In the name of the Father, Son, and Holy Spirit.  Amen.

Personal photo, May 2010

June 01, 2013

We Will, God Helping Us

I just came home from a vacation to the U.P. (Michigan’s Upper Penninsula).  One of my best friends got married in St. Ignace (just across the bridge) this weekend.  We had all of the usual wedding “stuff”—pretty dresses, special hair, a rehearsal dinner, wedding party photos, a ceremony, reception dinner, cake cutting, and dancing. 
The happy couple!

The thing that really stands out to me about this weekend is community.  Liz and I are part of a group of friends that she also asked to be in the wedding.  We all lived in Grand Rapids for a while, but many have moved away—Chicago, Laramie, St. Ignace.  We miss spending our Saturday evenings watching TV and having deep discussions with each other (yes, those two things can happen simultaneously, but are not necessarily related).  We miss having holiday parties together and celebrating birthdays (birthday dinner before a Good Friday service and birthday cake after, yes we did that once).  We miss laughing and crying as we did life together.  We have walked together through the rigors of grad school and ordination, finding and starting new jobs, and relationships progressing from dating to marriage to pregnancy. 
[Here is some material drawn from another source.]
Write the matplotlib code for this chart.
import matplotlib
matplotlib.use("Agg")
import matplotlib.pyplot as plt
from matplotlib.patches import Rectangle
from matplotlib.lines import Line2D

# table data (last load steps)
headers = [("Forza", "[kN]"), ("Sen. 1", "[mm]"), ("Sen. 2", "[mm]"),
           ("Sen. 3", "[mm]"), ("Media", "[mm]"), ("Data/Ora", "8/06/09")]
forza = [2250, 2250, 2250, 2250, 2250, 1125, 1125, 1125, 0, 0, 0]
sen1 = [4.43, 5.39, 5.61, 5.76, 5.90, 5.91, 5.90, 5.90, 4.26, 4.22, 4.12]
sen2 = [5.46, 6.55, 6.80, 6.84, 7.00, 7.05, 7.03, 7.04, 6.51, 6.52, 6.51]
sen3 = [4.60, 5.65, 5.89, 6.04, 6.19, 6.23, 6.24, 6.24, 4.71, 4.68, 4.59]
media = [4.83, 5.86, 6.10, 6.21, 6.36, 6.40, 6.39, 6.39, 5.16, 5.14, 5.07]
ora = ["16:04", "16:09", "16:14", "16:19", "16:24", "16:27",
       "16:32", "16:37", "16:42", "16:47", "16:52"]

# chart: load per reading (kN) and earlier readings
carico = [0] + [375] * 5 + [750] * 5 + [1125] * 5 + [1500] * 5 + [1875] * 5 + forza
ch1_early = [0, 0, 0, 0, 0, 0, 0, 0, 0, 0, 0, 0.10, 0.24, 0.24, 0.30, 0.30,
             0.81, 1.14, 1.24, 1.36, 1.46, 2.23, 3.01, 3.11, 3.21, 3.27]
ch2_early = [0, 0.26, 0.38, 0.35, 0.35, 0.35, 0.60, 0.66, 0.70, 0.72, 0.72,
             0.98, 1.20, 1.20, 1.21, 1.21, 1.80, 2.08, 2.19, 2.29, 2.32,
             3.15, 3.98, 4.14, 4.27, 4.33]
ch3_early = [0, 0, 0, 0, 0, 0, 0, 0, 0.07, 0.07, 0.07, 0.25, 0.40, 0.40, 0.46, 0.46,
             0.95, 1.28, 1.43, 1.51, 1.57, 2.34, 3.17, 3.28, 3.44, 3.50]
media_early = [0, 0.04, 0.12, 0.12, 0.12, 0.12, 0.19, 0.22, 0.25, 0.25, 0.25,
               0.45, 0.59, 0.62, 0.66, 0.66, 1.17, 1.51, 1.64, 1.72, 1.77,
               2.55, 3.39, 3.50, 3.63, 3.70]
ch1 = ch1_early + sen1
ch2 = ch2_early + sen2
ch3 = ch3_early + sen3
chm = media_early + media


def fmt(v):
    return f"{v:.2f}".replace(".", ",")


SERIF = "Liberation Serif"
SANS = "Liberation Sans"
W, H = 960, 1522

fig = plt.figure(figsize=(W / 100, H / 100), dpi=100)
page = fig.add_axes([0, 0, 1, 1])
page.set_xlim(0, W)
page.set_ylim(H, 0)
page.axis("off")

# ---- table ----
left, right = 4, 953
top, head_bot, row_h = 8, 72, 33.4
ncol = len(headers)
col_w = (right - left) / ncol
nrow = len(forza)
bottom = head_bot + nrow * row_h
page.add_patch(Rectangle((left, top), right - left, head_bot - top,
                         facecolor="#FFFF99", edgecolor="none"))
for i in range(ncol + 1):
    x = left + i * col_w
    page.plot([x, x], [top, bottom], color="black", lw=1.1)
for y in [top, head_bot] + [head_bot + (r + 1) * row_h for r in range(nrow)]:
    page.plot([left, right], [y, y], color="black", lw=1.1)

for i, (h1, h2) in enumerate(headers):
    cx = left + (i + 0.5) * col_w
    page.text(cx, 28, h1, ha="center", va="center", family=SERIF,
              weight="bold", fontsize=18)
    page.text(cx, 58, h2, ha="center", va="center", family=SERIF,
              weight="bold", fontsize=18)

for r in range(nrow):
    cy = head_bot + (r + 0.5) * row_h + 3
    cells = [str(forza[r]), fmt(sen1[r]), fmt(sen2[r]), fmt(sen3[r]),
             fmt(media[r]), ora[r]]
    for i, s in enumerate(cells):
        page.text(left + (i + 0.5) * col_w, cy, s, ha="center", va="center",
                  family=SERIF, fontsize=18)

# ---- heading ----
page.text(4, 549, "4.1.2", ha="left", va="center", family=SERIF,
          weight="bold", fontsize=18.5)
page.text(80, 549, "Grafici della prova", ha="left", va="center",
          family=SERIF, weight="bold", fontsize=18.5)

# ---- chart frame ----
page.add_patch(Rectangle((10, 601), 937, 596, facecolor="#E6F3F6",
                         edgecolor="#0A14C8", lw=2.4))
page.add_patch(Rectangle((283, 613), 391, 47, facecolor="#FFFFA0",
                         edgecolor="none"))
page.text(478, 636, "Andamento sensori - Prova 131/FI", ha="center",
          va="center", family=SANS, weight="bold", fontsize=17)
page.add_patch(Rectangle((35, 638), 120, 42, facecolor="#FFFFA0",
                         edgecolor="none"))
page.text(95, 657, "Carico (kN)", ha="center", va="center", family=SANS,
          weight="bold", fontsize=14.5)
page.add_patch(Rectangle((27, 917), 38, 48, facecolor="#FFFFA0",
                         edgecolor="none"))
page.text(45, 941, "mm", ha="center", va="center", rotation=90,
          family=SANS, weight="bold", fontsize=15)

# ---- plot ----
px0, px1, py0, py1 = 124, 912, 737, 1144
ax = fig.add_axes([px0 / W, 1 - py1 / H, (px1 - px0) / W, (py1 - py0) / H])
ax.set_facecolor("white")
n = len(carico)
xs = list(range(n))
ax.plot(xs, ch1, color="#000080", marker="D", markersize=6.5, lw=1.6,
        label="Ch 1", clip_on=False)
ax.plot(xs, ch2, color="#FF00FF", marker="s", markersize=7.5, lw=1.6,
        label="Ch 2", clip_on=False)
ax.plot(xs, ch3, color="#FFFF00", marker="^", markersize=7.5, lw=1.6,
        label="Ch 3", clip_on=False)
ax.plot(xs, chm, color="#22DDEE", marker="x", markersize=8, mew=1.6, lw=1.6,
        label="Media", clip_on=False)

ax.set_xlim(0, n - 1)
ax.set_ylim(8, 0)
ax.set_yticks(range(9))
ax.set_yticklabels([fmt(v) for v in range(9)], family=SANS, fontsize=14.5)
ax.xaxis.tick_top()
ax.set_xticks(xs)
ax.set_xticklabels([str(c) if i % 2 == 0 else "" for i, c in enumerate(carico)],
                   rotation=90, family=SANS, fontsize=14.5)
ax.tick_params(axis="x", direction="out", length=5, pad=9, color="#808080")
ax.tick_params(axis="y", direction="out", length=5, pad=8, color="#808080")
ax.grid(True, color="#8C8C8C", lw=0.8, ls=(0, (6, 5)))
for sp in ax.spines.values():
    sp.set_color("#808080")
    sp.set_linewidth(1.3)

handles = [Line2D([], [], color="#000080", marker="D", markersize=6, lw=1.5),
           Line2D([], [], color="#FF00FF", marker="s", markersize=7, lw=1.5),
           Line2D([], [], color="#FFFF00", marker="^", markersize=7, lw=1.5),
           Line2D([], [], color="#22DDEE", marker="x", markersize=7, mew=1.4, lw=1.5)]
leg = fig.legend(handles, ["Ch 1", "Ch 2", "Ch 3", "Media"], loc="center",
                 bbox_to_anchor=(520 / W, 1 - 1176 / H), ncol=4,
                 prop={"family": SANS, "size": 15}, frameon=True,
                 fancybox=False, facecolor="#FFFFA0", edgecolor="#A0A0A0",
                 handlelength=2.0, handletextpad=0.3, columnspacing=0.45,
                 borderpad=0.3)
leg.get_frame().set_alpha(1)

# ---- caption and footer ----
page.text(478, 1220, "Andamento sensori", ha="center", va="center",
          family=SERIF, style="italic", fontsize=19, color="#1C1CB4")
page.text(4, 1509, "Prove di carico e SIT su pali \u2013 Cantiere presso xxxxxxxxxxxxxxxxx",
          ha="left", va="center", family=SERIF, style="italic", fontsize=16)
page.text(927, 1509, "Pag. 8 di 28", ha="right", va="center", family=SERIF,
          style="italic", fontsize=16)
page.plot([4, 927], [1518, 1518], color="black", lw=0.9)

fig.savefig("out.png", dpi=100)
This weekend was a beautiful reunion for us.  Four of us drove up north together and then we stayed in a hotel suite together.  We watched parts of random movies on cable, explored St. Ignace, celebrated the coming children, and laughed together.  It was a wonderful continuation and renewal of our friendship and the community that has meant so much to us.  
     
Friends with the Mackinaw Bridge!  (I'm behind the camera)

This community is important for my own life in many ways.  And it is also important for the health of the new marriage that we witnessed and celebrated.  Even though our culture often says that marriage is all about two people, marriage doesn’t exist in a vacuum.  Marriages need community, too.
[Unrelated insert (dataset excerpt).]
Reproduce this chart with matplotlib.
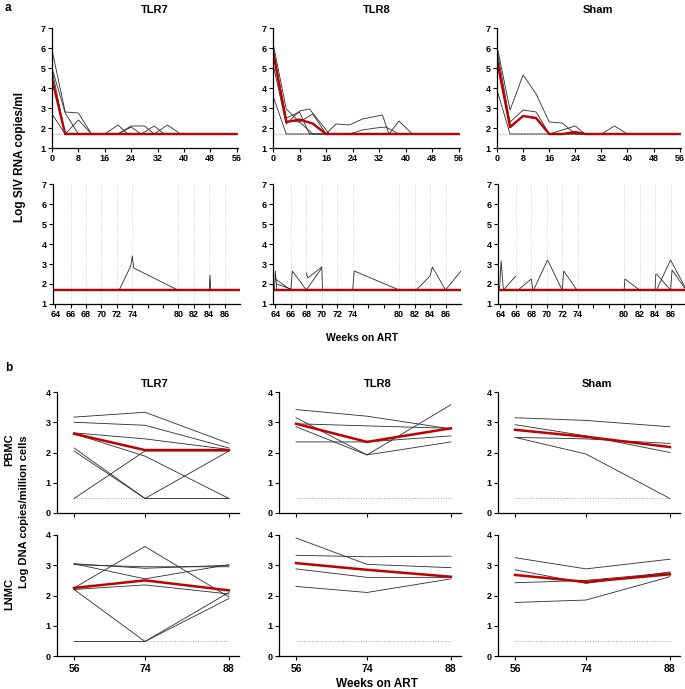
import matplotlib
matplotlib.use('Agg')
import matplotlib.pyplot as plt

plt.rcParams['font.family'] = ['Liberation Sans', 'DejaVu Sans']
plt.rcParams['font.weight'] = 'bold'

groups = ['TLR7', 'TLR8', 'Sham']

# --- panel a, weeks 0-56: one (weeks, log copies) pair per animal
rna_early = {
    'TLR7': [
        ([0, 4, 8, 12, 31, 35, 39, 56], [5.9, 2.8, 2.75, 1.7, 1.7, 2.15, 1.7, 1.7]),
        ([0, 4, 8, 16, 20, 23, 56], [5.0, 2.75, 1.7, 1.7, 2.15, 1.7, 1.7]),
        ([0, 4, 8, 12, 20, 24, 28, 31, 56], [4.9, 1.7, 2.4, 1.7, 1.7, 2.1, 2.1, 1.7, 1.7]),
        ([0, 4, 20, 24, 27, 31, 34, 56], [2.7, 1.7, 1.7, 2.05, 1.7, 2.1, 1.7, 1.7]),
    ],
    'TLR8': [
        ([0, 4, 8, 12, 16, 19, 23, 27, 33, 35, 56], [6.25, 2.95, 2.3, 1.7, 1.7, 2.2, 2.15, 2.45, 2.65, 1.7, 1.7]),
        ([0, 4, 8, 11, 17, 56], [5.2, 2.2, 2.85, 2.95, 1.7, 1.7]),
        ([0, 4, 23, 27, 31, 34, 38, 56], [3.6, 1.7, 1.7, 1.9, 2.0, 2.05, 1.7, 1.7]),
        ([0, 4, 8, 11, 56], [5.9, 2.5, 2.8, 1.7, 1.7]),
        ([0, 4, 8, 12, 16, 35, 38, 42, 56], [6.0, 2.35, 2.3, 2.7, 1.7, 1.7, 2.35, 1.7, 1.7]),
    ],
    'Sham': [
        ([0, 4, 8, 12, 16, 20, 24, 56], [6.1, 2.9, 4.65, 3.7, 2.3, 2.25, 1.7, 1.7]),
        ([0, 4, 8, 12, 16, 20, 24, 27, 56], [5.9, 2.3, 2.9, 2.8, 1.7, 1.9, 2.1, 1.7, 1.7]),
        ([0, 4, 56], [3.9, 1.7, 1.7]),
        ([0, 4, 8, 12, 16, 32, 36, 40, 56], [5.6, 2.0, 2.6, 2.45, 1.7, 1.7, 2.1, 1.7, 1.7]),
    ],
}
rna_early_median = {
    'TLR7': ([0, 4, 56], [4.45, 1.7, 1.7]),
    'TLR8': ([0, 4, 8, 12, 16, 56], [5.8, 2.3, 2.42, 2.22, 1.7, 1.7]),
    'Sham': ([0, 4, 8, 12, 16, 20, 24, 27, 56], [5.4, 2.05, 2.6, 2.5, 1.7, 1.7, 1.8, 1.7, 1.7]),
}

# --- panel a, weeks 64-88
rna_late = {
    'TLR7': [
        ([72.3, 73.8, 74.0, 74.2, 79.9], [1.7, 2.9, 3.4, 2.8, 1.7]),
        ([84.0, 84.1, 84.2], [1.7, 2.45, 1.7]),
    ],
    'TLR8': [
        ([63.9, 64.0, 64.2], [1.7, 2.65, 1.7]),
        ([64.0, 66.0], [2.25, 1.7]),
        ([64.2, 66.0], [2.0, 1.75]),
        ([66.0, 66.2, 68.0], [1.7, 2.65, 1.7]),
        ([68.0, 68.2, 70.0, 70.1], [2.55, 2.3, 2.85, 1.7]),
        ([68.0, 70.0], [1.7, 2.8]),
        ([74.0, 74.2, 80.0], [1.7, 2.65, 1.7]),
        ([82.2, 84.0, 84.3, 86.0, 88.0], [1.7, 2.4, 2.85, 1.7, 2.65]),
    ],
    'Sham': [
        ([63.9, 64.1, 64.4], [1.7, 3.15, 1.7]),
        ([64.4, 66.0], [1.7, 2.4]),
        ([66.3, 68.0, 68.2], [1.7, 2.25, 1.7]),
        ([68.3, 70.1, 72.0], [1.7, 3.2, 1.7]),
        ([72.0, 72.2, 73.9], [1.7, 2.65, 1.7]),
        ([80.0, 80.1, 82.0], [1.7, 2.25, 1.7]),
        ([84.0, 84.1, 84.3, 86.0], [1.7, 2.5, 2.45, 1.7]),
        ([84.2, 86.0, 88.0], [1.7, 3.2, 1.75]),
        ([86.0, 86.2, 88.0], [1.7, 2.7, 1.7]),
    ],
}
late_ticks = [64, 66, 68, 70, 72, 74, 76, 78, 80, 82, 84, 86]
late_labels = ['64', '66', '68', '70', '72', '74', '', '', '80', '82', '84', '86']
late_grid = [66, 68, 70, 72, 74, 80, 82, 84, 86]
rna_lod = 1.7

# --- panel b, proviral DNA at weeks 56, 74, 88
dna_weeks = ['56', '74', '88']
dna_pos = [0, 0.916, 2]
dna_lod = 0.48
pbmc = {
    'TLR7': [[3.17, 3.33, 2.3], [3.0, 2.9, 2.15], [2.65, 2.45, 2.1], [2.62, 1.88, 0.48],
             [2.15, 0.48, 2.05], [2.05, 0.48, 0.48], [0.48, 2.05, 2.05]],
    'TLR8': [[3.42, 3.2, 2.78], [3.15, 1.92, 3.58], [2.95, 2.88, 2.8], [2.85, 1.92, 2.35],
             [2.35, 2.35, 2.55]],
    'Sham': [[3.15, 3.06, 2.85], [2.92, 2.55, 2.0], [2.5, 2.45, 2.3], [2.5, 1.95, 0.48]],
}
pbmc_median = {'TLR7': [2.62, 2.08, 2.08], 'TLR8': [2.95, 2.35, 2.8], 'Sham': [2.75, 2.52, 2.18]}
lnmc = {
    'TLR7': [[3.05, 2.9, 3.0], [3.02, 2.95, 2.95], [3.05, 2.55, 3.02], [2.25, 3.62, 1.95],
             [2.2, 2.35, 2.05], [2.2, 0.48, 2.1], [0.48, 0.48, 1.9]],
    'TLR8': [[3.9, 3.03, 2.92], [3.33, 3.28, 3.3], [2.88, 2.6, 2.6], [2.3, 2.1, 2.55]],
    'Sham': [[3.25, 2.88, 3.2], [2.85, 2.4, 2.78], [2.42, 2.5, 2.75], [1.77, 1.85, 2.62]],
}
lnmc_median = {'TLR7': [2.25, 2.5, 2.17], 'TLR8': [3.07, 2.85, 2.62], 'Sham': [2.68, 2.45, 2.7]}

W, H = 685, 689
fig = plt.figure(figsize=(W / 100, H / 100), dpi=100)

LINE = '#2a2a2a'
RED = '#c00000'
GREY = '#a0a0a0'


def px_axes(left, right, top, bottom):
    return fig.add_axes([left / W, 1 - bottom / H, (right - left) / W, (bottom - top) / H])


def style(ax, size=6.5):
    for s in ['top', 'right']:
        ax.spines[s].set_visible(False)
    for s in ['left', 'bottom']:
        ax.spines[s].set_linewidth(0.9)
    ax.tick_params(direction='out', length=3, width=0.8, labelsize=size, pad=1.5)
    for lab in ax.get_xticklabels() + ax.get_yticklabels():
        lab.set_fontweight('bold')


top_x = {'TLR7': (52, 238), 'TLR8': (273, 460), 'Sham': (497, 681)}
bot_x = {'TLR7': (53, 240), 'TLR8': (273, 461), 'Sham': (498, 686)}
title_x = {'TLR7': 155, 'TLR8': 377, 'Sham': 598}

for g in groups:
    ax = px_axes(top_x[g][0], top_x[g][1], 28, 148)
    ax.plot([0, 56], [rna_lod, rna_lod], color=GREY, lw=0.8, ls=':')
    for wk, val in rna_early[g]:
        ax.plot(wk, val, color=LINE, lw=0.6)
    ax.plot(*rna_early_median[g], color=RED, lw=1.7)
    ax.set_xlim(0, 56.4)
    ax.set_ylim(1, 7)
    ax.set_xticks(range(0, 57, 8))
    ax.set_yticks(range(1, 8))
    style(ax)
    fig.text(title_x[g] / W, 1 - 10 / H, g, ha='center', va='center', fontsize=8, fontweight='bold')

    ax = px_axes(bot_x[g][0], bot_x[g][1], 184, 304)
    for x in late_grid:
        ax.axvline(x, color='#c8c8c8', lw=0.6, ls=':')
    for wk, val in rna_late[g]:
        ax.plot(wk, val, color=LINE, lw=0.6)
    ax.plot([63.7, 88], [rna_lod, rna_lod], color=RED, lw=1.7)
    ax.set_xlim(63.7, 88)
    ax.set_ylim(1, 7)
    ax.set_xticks(late_ticks)
    ax.set_xticklabels(late_labels)
    ax.set_yticks(range(1, 8))
    style(ax)

fig.text(5 / W, 1 - 8 / H, 'a', fontsize=8.5, fontweight='bold', va='center')
fig.text(20 / W, 1 - 157 / H, 'Log SIV RNA copies/ml', rotation=90, ha='center', va='center',
         fontsize=8.5, fontweight='bold')
fig.text(362 / W, 1 - 338 / H, 'Weeks on ART', ha='center', va='center', fontsize=7.5, fontweight='bold')

b_left = {'TLR7': 57, 'TLR8': 279, 'Sham': 498}
bt_x = {'TLR7': 155, 'TLR8': 378, 'Sham': 597}
for g in groups:
    for data, med, top, bottom, lab in [(pbmc, pbmc_median, 392, 513, False),
                                        (lnmc, lnmc_median, 535, 656, True)]:
        ax = px_axes(b_left[g], b_left[g] + 182, top, bottom)
        ax.plot([dna_pos[0], dna_pos[-1]], [dna_lod, dna_lod], color=GREY, lw=0.7, ls=':')
        for val in data[g]:
            ax.plot(dna_pos, val, color=LINE, lw=0.6)
        ax.plot(dna_pos, med[g], color=RED, lw=1.8)
        ax.set_xlim(-0.22, 2.13)
        ax.set_ylim(0, 4)
        ax.set_yticks(range(0, 5))
        ax.set_xticks(dna_pos)
        ax.set_xticklabels(dna_weeks if lab else ['', '', ''])
        style(ax)
        ax.tick_params(axis='x', labelsize=7.5, pad=3)
    fig.text(bt_x[g] / W, 1 - 384 / H, g, ha='center', va='center', fontsize=8, fontweight='bold')

fig.text(5 / W, 1 - 368 / H, 'b', fontsize=8.5, fontweight='bold', va='center')
fig.text(9 / W, 1 - 450 / H, 'PBMC', rotation=90, ha='center', va='center', fontsize=8, fontweight='bold')
fig.text(9 / W, 1 - 594 / H, 'LNMC', rotation=90, ha='center', va='center', fontsize=8, fontweight='bold')
fig.text(24 / W, 1 - 512 / H, 'Log DNA copies/million cells', rotation=90, ha='center', va='center',
         fontsize=8, fontweight='bold')
fig.text(377 / W, 1 - 684 / H, 'Weeks on ART', ha='center', va='center', fontsize=8.5, fontweight='bold')

fig.savefig('out.png', dpi=100)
The groom had a group of friends and family gathered, too, along with many people from the churches that he serves.  Together, I hope all of these communities take seriously the promises we made as part of the wedding:
“Families, friends,
and all those gathered here
with Jeremy and Liz,
will you support and care for them,
sustain and pray for them
in times of trouble,
give thanks with them
in times of joy,
honor the bonds of their covenant,
and affirm the love of God
reflected in their life together?”

We promised “we will.”  We will, God helping us, live out these promises.  We will be a community that will support this couple in their marriage.


As their symbol of unity, we celebrated communion together.  This is common in Lutheran weddings (Jeremy’s Lutheran).  It was a beautiful act of worship to celebrate how Christ brings us together in love.  We are united with Christ in baptism.  And through Christ, we are united to each other.  Some are united in matrimony, and we are all united in the Church.  This unity was the joy we celebrated this weekend in a wedding ceremony and late night chats.